Set task: Transcribe the material from its first line onward, ending with the line that contains "plt.rcParams['font.family'] = ['Liberation" and adding nothing beyond it.
** begin **
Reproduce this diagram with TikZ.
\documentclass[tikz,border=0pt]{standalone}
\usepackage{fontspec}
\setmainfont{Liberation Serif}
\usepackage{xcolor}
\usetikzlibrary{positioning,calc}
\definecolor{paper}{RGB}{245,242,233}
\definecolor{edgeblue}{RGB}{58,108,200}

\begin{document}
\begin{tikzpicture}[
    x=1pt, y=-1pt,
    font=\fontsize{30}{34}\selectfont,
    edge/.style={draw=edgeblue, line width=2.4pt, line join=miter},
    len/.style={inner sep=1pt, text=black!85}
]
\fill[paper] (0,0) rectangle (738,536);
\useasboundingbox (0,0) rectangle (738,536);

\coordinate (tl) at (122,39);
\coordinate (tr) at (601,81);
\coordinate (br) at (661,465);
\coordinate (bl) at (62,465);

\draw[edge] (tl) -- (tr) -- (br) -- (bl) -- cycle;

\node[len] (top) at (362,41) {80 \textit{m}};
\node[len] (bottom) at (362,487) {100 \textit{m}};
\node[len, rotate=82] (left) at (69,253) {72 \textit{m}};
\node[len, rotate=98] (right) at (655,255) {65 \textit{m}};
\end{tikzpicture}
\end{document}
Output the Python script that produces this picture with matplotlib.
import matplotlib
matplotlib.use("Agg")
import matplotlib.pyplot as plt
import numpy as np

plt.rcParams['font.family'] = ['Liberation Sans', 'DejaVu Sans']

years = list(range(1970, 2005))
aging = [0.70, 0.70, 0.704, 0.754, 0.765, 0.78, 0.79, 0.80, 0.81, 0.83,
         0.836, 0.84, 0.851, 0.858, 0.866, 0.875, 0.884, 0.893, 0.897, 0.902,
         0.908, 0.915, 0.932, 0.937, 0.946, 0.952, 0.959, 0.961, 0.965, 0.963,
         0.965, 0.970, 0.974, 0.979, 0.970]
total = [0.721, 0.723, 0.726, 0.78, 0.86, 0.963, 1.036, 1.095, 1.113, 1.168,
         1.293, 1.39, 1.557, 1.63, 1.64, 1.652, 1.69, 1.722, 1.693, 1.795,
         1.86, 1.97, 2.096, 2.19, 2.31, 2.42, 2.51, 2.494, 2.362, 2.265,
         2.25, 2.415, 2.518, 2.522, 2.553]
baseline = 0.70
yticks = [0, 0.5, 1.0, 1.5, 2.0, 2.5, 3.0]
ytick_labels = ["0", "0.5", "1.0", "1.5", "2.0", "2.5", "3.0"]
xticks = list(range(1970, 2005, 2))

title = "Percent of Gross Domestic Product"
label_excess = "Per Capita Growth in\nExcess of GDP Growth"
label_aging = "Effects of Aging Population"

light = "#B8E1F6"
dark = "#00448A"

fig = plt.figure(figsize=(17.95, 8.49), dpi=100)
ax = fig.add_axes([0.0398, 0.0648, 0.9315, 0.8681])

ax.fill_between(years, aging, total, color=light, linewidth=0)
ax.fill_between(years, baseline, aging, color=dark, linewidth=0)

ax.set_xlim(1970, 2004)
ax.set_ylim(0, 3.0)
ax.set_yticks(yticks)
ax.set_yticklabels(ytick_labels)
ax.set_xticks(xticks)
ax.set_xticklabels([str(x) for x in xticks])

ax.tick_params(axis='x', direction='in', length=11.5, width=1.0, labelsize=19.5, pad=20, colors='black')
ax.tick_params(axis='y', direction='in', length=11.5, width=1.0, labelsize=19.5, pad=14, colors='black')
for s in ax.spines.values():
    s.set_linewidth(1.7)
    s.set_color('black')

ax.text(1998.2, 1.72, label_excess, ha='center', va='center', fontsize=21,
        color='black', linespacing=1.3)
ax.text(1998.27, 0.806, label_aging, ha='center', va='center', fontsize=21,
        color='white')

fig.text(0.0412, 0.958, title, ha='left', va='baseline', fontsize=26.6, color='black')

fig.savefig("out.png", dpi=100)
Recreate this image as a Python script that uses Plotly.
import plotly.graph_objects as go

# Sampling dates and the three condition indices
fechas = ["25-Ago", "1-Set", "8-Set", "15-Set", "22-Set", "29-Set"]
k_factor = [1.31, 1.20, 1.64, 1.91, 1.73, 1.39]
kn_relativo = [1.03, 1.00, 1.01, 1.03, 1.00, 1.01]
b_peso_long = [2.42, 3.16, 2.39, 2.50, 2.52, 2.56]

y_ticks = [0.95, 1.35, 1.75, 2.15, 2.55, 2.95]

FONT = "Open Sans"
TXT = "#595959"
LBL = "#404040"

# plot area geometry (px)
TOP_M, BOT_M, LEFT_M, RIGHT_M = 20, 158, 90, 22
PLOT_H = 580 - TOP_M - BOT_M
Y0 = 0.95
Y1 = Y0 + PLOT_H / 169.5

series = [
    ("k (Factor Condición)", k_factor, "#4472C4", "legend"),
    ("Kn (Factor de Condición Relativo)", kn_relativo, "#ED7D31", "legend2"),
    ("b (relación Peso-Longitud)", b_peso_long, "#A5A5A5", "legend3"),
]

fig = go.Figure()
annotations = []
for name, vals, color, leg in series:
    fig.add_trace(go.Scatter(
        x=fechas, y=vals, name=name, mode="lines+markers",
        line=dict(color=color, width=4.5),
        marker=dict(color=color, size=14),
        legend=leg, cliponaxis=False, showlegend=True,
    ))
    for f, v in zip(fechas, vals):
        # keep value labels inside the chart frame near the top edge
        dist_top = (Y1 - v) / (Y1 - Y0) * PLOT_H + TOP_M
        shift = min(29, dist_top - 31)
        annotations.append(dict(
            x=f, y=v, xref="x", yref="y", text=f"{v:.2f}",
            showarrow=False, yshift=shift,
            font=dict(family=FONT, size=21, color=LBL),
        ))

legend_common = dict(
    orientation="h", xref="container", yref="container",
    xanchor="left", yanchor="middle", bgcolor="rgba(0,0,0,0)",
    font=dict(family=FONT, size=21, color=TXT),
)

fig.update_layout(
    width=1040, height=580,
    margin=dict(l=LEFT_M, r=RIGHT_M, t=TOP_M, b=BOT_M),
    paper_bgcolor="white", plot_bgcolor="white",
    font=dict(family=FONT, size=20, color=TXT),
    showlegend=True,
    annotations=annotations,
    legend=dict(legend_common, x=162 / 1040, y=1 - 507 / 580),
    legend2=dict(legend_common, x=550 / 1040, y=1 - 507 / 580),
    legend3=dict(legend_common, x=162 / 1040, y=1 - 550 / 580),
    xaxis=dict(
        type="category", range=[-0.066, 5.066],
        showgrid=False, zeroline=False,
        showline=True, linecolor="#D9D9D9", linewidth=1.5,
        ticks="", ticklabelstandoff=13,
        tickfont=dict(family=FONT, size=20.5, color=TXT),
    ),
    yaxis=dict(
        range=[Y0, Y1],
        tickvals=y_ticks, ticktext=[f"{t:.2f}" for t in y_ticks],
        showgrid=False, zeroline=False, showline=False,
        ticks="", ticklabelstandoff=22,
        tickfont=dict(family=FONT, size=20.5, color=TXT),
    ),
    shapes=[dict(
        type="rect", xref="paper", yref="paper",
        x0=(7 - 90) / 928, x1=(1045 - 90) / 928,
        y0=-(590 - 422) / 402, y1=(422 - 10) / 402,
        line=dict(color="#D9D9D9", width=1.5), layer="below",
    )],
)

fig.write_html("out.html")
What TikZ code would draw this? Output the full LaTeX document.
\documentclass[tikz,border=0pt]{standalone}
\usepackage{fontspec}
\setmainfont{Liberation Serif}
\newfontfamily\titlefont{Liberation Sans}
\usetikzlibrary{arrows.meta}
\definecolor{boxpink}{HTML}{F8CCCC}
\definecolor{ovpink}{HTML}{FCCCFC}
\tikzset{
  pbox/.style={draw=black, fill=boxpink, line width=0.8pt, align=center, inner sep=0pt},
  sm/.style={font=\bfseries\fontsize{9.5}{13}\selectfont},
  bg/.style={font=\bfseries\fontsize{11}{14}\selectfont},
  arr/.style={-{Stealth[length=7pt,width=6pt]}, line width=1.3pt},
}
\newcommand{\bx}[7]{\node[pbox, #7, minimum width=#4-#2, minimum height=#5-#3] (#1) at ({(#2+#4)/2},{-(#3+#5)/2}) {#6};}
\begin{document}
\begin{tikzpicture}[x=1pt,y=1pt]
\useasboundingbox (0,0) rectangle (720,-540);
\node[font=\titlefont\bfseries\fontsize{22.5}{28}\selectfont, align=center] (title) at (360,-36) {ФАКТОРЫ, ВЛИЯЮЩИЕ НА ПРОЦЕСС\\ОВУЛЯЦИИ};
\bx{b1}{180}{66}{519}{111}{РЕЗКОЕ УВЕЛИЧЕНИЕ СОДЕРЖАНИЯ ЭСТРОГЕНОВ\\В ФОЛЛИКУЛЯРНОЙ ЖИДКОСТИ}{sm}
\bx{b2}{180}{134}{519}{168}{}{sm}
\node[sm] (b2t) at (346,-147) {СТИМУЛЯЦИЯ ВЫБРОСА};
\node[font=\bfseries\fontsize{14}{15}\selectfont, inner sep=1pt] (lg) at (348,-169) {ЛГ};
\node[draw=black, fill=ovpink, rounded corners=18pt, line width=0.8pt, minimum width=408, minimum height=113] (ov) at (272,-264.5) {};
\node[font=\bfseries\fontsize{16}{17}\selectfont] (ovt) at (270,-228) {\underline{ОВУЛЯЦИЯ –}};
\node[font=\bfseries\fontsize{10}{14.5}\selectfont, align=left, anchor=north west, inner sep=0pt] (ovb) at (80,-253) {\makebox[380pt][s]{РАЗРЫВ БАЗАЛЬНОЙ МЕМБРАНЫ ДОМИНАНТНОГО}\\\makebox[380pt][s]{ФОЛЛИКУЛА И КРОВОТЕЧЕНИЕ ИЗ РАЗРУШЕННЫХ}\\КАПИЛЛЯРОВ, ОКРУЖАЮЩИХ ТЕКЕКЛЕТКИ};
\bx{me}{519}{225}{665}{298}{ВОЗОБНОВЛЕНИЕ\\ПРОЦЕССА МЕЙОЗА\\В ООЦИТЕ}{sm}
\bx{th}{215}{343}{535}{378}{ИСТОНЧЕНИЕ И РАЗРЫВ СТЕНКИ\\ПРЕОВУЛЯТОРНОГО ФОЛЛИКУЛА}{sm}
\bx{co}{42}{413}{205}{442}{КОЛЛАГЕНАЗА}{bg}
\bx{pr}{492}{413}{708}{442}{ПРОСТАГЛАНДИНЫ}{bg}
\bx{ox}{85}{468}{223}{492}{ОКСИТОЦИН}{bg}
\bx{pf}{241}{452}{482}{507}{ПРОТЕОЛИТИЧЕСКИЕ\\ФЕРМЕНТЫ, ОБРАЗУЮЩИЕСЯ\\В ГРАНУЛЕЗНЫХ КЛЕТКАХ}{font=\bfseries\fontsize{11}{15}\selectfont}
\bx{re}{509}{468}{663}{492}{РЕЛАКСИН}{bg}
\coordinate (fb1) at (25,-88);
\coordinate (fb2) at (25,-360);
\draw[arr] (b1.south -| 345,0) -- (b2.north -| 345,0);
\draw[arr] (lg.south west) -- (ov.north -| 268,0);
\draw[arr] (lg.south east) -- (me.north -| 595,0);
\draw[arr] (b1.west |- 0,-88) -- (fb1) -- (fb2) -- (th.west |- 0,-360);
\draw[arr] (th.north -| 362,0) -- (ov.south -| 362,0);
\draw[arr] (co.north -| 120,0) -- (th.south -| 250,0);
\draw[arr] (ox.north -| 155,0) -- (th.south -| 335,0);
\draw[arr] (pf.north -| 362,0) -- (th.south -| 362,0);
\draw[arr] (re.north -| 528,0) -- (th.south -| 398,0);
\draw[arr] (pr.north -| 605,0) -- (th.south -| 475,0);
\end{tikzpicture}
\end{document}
** end **
Correct response:
Reproduce this diagram with TikZ.
\documentclass[tikz,border=0pt]{standalone}
\usepackage{fontspec}
\setmainfont{Liberation Serif}
\usepackage{xcolor}
\usetikzlibrary{positioning,calc}
\definecolor{paper}{RGB}{245,242,233}
\definecolor{edgeblue}{RGB}{58,108,200}

\begin{document}
\begin{tikzpicture}[
    x=1pt, y=-1pt,
    font=\fontsize{30}{34}\selectfont,
    edge/.style={draw=edgeblue, line width=2.4pt, line join=miter},
    len/.style={inner sep=1pt, text=black!85}
]
\fill[paper] (0,0) rectangle (738,536);
\useasboundingbox (0,0) rectangle (738,536);

\coordinate (tl) at (122,39);
\coordinate (tr) at (601,81);
\coordinate (br) at (661,465);
\coordinate (bl) at (62,465);

\draw[edge] (tl) -- (tr) -- (br) -- (bl) -- cycle;

\node[len] (top) at (362,41) {80 \textit{m}};
\node[len] (bottom) at (362,487) {100 \textit{m}};
\node[len, rotate=82] (left) at (69,253) {72 \textit{m}};
\node[len, rotate=98] (right) at (655,255) {65 \textit{m}};
\end{tikzpicture}
\end{document}
Output the Python script that produces this picture with matplotlib.
import matplotlib
matplotlib.use("Agg")
import matplotlib.pyplot as plt
import numpy as np

plt.rcParams['font.family'] = ['Liberation Sans', 'DejaVu Sans']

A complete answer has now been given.